According to payment documents from Intraco, Dariya Kononenko, Kononenko’s daughter, received money for the services.

This implies that Kononenko is a provider of VIP business jet services to Ukraine's elite, Nalyvaichenko argued.

Nalyvaichenko said that he “trusts the journalist”, yet the authenticity of the documents shown by Stack “should be checked.” He said he had already filed a request with the Prosecutor General’s Office to launch a criminal case.

Kononenko, whom analysts believe to be the most influential lawmaker in the president’s party, brushed off the accusations.

He said he was not an owner or chief executive of the companies.

“The origin of the documents is not known to me. Those are just transfers by payment order, they don’t bear my signature. Those are not billing documents,” Kononenko said at the committee meeting.

Kononenko said he had also visited a prosecutor’s office in Kyiv to give his version of the case.

He also called on Nalyvaichenko to check his tax returns, adding that he had been a rigorous tax payer since 1999: “I have paid some US$ 20 million to the state during these years, which is almost 450 million Ukrainian hryvnia now.

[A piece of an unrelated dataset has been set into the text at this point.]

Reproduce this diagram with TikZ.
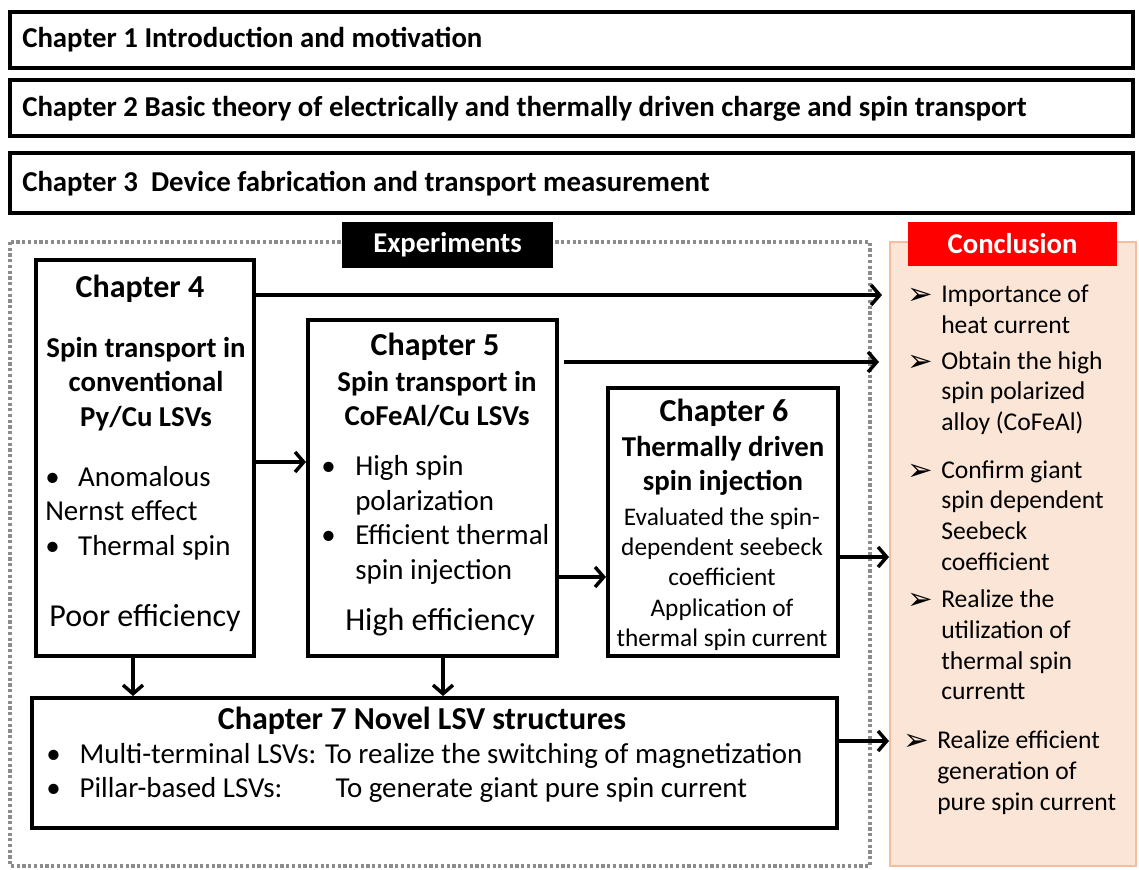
\documentclass[tikz,border=0pt]{standalone}
\usepackage{fontspec}
\setmainfont{Carlito}
\newfontfamily\symfont{DejaVu Sans}
\usetikzlibrary{arrows.meta,positioning,calc,fit}
\definecolor{peach}{RGB}{251,229,214}
\definecolor{peachline}{RGB}{244,190,158}
\definecolor{dotgray}{RGB}{140,140,140}
\newcommand{\cbul}{\makebox[25.5pt][l]{\smash{\raisebox{-1.5pt}{\symfont\fontsize{23}{23}\selectfont\char"27A2}}}}
\newcommand{\bbul}[1]{\makebox[#1][l]{\textbullet}}

\begin{document}
\begin{tikzpicture}[x=0.75pt,y=-0.75pt,
  box/.style={draw, line width=3pt, inner sep=0pt},
  flow/.style={line width=3pt, -{Straight Barb[length=6.5pt,width=15pt,line width=2.6pt]}},
  toptxt/.style={anchor=mid west, inner sep=0pt, font=\fontsize{21.6}{26}\selectfont\bfseries},
  chead/.style={inner sep=0pt, font=\fontsize{24}{28}\selectfont\bfseries},
  csub/.style={inner sep=0pt, align=center, font=\fontsize{21.6}{25.8}\selectfont\bfseries},
  cbody/.style={anchor=west, inner sep=0pt, align=left, font=\fontsize{21.7}{25.9}\selectfont},
  ceff/.style={inner sep=0pt, font=\fontsize{24}{28}\selectfont},
  csmall/.style={inner sep=0pt, align=center, font=\fontsize{19}{22.7}\selectfont},
  conc/.style={anchor=west, inner sep=0pt, align=left, font=\fontsize{19.2}{23}\selectfont},
  tag/.style={inner sep=0pt, text=white, font=\fontsize{21.5}{25}\selectfont\bfseries}]
\useasboundingbox (0,0) rectangle (1139,869);

% top chapters
\node[box, fit={(10,12) (1133,68)}] (ch1) {};
\node[toptxt] (ch1t) at (22,44) {Chapter 1 Introduction and motivation};
\node[box, fit={(10,80) (1133,136)}] (ch2) {};
\node[toptxt] (ch2t) at (22,113) {Chapter 2 Basic theory of electrically and thermally driven charge and spin transport};
\node[box, fit={(10,153) (1133,213)}] (ch3) {};
\node[toptxt] (ch3t) at (22,188) {Chapter 3\ \ Device fabrication and transport measurement};

% experiments frame
\draw[dotgray, line width=2.4pt, dash pattern=on 2.4pt off 1.9pt] (10,242) rectangle (870,866);
\node[fill=black, inner sep=0pt, fit={(342,222) (553,268)}] (expbox) {};
\node[tag] (expt) at (expbox.center) {Experiments};

% conclusion panel
\node[draw=peachline, fill=peach, line width=1.5pt, inner sep=0pt, fit={(890,242) (1136,866)}] (concl) {};
\node[fill=red, inner sep=0pt, fit={(908,222) (1117,266)}] (conbox) {};
\node[tag] (cont) at (conbox.center) {Conclusion};

% chapter 4
\node[box, fit={(36,260) (254,656)}] (ch4) {};
\node[chead] (ch4t) at (140,289) {Chapter 4};
\node[csub] (ch4s) at (146,384) {Spin transport in\\conventional\\Py/Cu LSVs};
\node[cbody] (ch4b) at (45,513) {\bbul{24.7pt}Anomalous\\Nernst effect\\\bbul{24.7pt}Thermal spin};
\node[ceff] (ch4e) at (145,618) {Poor efficiency};

% chapter 5
\node[box, fit={(308,320) (557,656)}] (ch5) {};
\node[chead] (ch5t) at (435,347) {Chapter 5};
\node[csub] (ch5s) at (437,399) {Spin transport in\\CoFeAl/Cu LSVs};
\node[cbody] (ch5b) at (321,520) {\bbul{25.5pt}High spin\\\hspace*{25.5pt}polarization\\\bbul{25.5pt}Efficient thermal\\\hspace*{25.5pt}spin injection};
\node[ceff] (ch5e) at (440,622) {High efficiency};

% chapter 6
\node[box, fit={(608,388) (838,656)}] (ch6) {};
\node[chead] (ch6t) at (724,413) {Chapter 6};
\node[csub] (ch6s) at (723,466) {Thermally driven\\spin injection};
\node[csmall] (ch6b) at (722,579) {Evaluated the spin-\\dependent seebeck\\coefficient\\Application of\\thermal spin current};

% chapter 7
\node[box, fit={(32,698) (837,828)}] (ch7) {};
\node[chead] (ch7t) at (422,721) {Chapter 7 Novel LSV structures};
\node[cbody] (ch7b) at (46,773) {\bbul{25pt}Multi-terminal LSVs: To realize the switching of magnetization\\\bbul{25pt}\makebox[192pt][l]{Pillar-based LSVs:}To generate giant pure spin current};

% conclusion items
\node[conc] (k1) at (907,309.5) {\cbul Importance of\\\hspace*{25.5pt}heat current};
\node[conc] (k2) at (907,393) {\cbul Obtain the high\\\hspace*{25.5pt}spin polarized\\\hspace*{25.5pt}alloy (CoFeAl)};
\node[conc] (k3) at (907,515.5) {\cbul Confirm giant\\\hspace*{25.5pt}spin dependent\\\hspace*{25.5pt}Seebeck\\\hspace*{25.5pt}coefficient};
\node[conc] (k4) at (907,645) {\cbul Realize the\\\hspace*{25.5pt}utilization of\\\hspace*{25.5pt}thermal spin\\\hspace*{25.5pt}currentt};
\node[conc] (k5) at (903,772.5) {\cbul Realize efficient\\\hspace*{25.5pt}generation of\\\hspace*{25.5pt}pure spin current};

% arrows
\draw[flow, shorten >=5.25pt] (ch4.east |- 0,295) -- (concl.west |- 0,295);
\draw[flow, shorten <=3.5pt, shorten >=7.5pt] (ch5.east |- 0,362) -- (concl.west |- 0,362);
\draw[flow] (ch6.east |- 0,557) -- (concl.west |- 0,557);
\draw[flow] (ch7.east |- 0,741) -- (concl.west |- 0,741);
\draw[flow] (ch4.east |- 0,462) -- (ch5.west |- 0,462);
\draw[flow] (ch5.east |- 0,577) -- (ch6.west |- 0,577);
\draw[flow] (ch4.south -| 133,0) -- (ch7.north -| 133,0);
\draw[flow] (ch5.south -| 443,0) -- (ch7.north -| 443,0);
\end{tikzpicture}
\end{document}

I can provide you with all the documents.”

Kononenko said it was “suspicious” for such accusations to show up before the local elections, set for Oct. 25.

“[They] want to discredit me personally and our [the Petro Poroshenko Bloc’s] political force,” Kononenko added after the meeting.

The Ukrainian state has struggled to combat widespread corruption and it is often cited as a key topic in the country's politics.

Transparency International ranked Ukraine 142 out of 175 countries in its 2014 annual corruption survey, showing that the country's efforts to battle endemic graft are in an embryonic stage.

In Ukraine, analysts claim many state jobs are underpaid, meaning some citizens make up the difference between their salaries and the cost of living through corruption.

Recently the US ambassador to Ukraine Geoffrey Pyatt accused the country’s Prosecutor General’s Office of obstructing efforts to investigate its own employees and combat corruption.